PDA

View Full Version : Downloading many web pages



sadda
October 9th, 2008, 12:43 PM
Hi,
I would like to ask you for help. I would like to download thousands of web pages from www.sonin.mn or any English web page (either the page source or better only the text, pictures and formatting are not important). These pages may be randomly chosen, but I would like to download as much as possible. One friend advised me something with wget -r, but I don't know how to do it. Do you have any advice?

Thanks for any help

Zugzwang
October 9th, 2008, 01:02 PM
One friend advised me something with wget -r, but I don't know how to do it. Do you have any advice?


Yepp, read the manual of wget. Type "man wget" on the terminal.

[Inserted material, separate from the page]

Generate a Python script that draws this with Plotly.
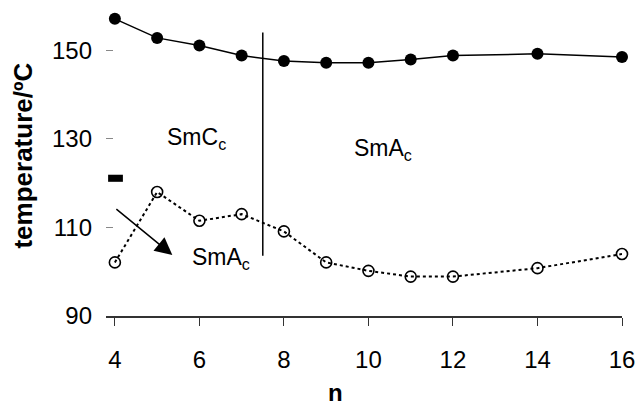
import plotly.graph_objects as go

n_vals = [4, 5, 6, 7, 8, 9, 10, 11, 12, 14, 16]
t_upper = [157.1, 152.8, 151.1, 148.8, 147.6, 147.2, 147.2, 147.9, 148.8, 149.2, 148.5]
t_lower = [102.1, 118.0, 111.5, 113.0, 109.1, 102.1, 100.2, 98.9, 98.9, 100.8, 104.0]
x_ticks = [4, 6, 8, 10, 12, 14, 16]
y_ticks = [90, 110, 130, 150]
boundary_n = 7.5
boundary_t = [103.6, 154.0]

FONT = "Liberation Sans, Arial, sans-serif"

fig = go.Figure()
fig.add_trace(go.Scatter(
    x=n_vals, y=t_lower, mode="lines+markers",
    line=dict(color="black", width=2, dash="dot"),
    marker=dict(symbol="circle-open", size=11, color="black", line=dict(width=1.6, color="black")),
    showlegend=False, cliponaxis=False))
fig.add_trace(go.Scatter(
    x=n_vals, y=t_upper, mode="lines+markers",
    line=dict(color="black", width=1.5),
    marker=dict(symbol="circle", size=12, color="black"),
    showlegend=False, cliponaxis=False))

# phase boundary
fig.add_shape(type="line", x0=boundary_n, x1=boundary_n, y0=boundary_t[0], y1=boundary_t[1],
              line=dict(color="black", width=1.5))
# small black dash
fig.add_shape(type="rect", x0=3.84, x1=4.19, y0=120.3, y1=121.9,
              fillcolor="black", line=dict(width=0))

# arrow
fig.add_annotation(x=5.36, y=103.8, ax=4.0, ay=114.4, xref="x", yref="y", axref="x", ayref="y",
                   text="", showarrow=True, arrowhead=2, arrowsize=2.3, arrowwidth=1.5,
                   arrowcolor="black")

lab_font = dict(family=FONT, size=23, color="black")
fig.add_annotation(x=5.92, y=130.0, text="SmC<sub>c</sub>", showarrow=False, font=lab_font)
fig.add_annotation(x=10.34, y=127.7, text="SmA<sub>c</sub>", showarrow=False, font=lab_font)
fig.add_annotation(x=6.51, y=102.9, text="SmA<sub>c</sub>", showarrow=False, font=lab_font)

# axis titles
fig.add_annotation(xref="paper", yref="paper", x=-0.16, y=0.519, text="<b>temperature/ºC</b>",
                   textangle=-90, showarrow=False, font=dict(family=FONT, size=26, color="black"),
                   xanchor="center", yanchor="middle")
fig.add_annotation(xref="paper", yref="paper", x=0.444, y=-0.248, text="<b>n</b>",
                   showarrow=False, font=dict(family=FONT, size=24, color="black"),
                   xanchor="center", yanchor="middle")

fig.update_layout(
    width=641, height=406,
    margin=dict(l=106, r=15, t=6, b=90),
    paper_bgcolor="white", plot_bgcolor="white",
    font=dict(family=FONT, size=23, color="black"),
    xaxis=dict(range=[3.79, 16], tickvals=x_ticks, showgrid=False, zeroline=False,
               showline=True, linecolor="#333", linewidth=1.5,
               ticks="outside", ticklen=8, tickcolor="#333", tickwidth=1,
               tickfont=dict(family=FONT, size=24, color="black"), ticklabelstandoff=13),
    yaxis=dict(range=[90, 160], tickvals=y_ticks, showgrid=False, zeroline=False,
               showline=False, ticks="inside", ticklen=7, tickcolor="#888", tickwidth=1,
               tickfont=dict(family=FONT, size=24, color="black"), ticklabelstandoff=13),
)

fig.write_html("out.html")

Apart from that, not every web-master likes such exhaustive downloading from his/her site.

leg
October 9th, 2008, 01:08 PM
Wget is a great tool but it wont work on all sites. For instance I have two sites where I use htaccess to deny access from the wget browser. There are probably ways around this but if I were you I would respect the site owners wishes on this.

Sinkingships7
October 9th, 2008, 01:21 PM
You could use httrack. It does a very good job of copying every file from a specific domain.

You can install it with

sudo aptitude install httrack

Run it in the terminal with the command
httrack The directions that are provided when you run it are pretty self explanatory. For the things you don't understand, accept the default.

sadda
October 10th, 2008, 10:59 AM
Thanks everyone, there were some problems with proxy when using wget, but httrack worked well.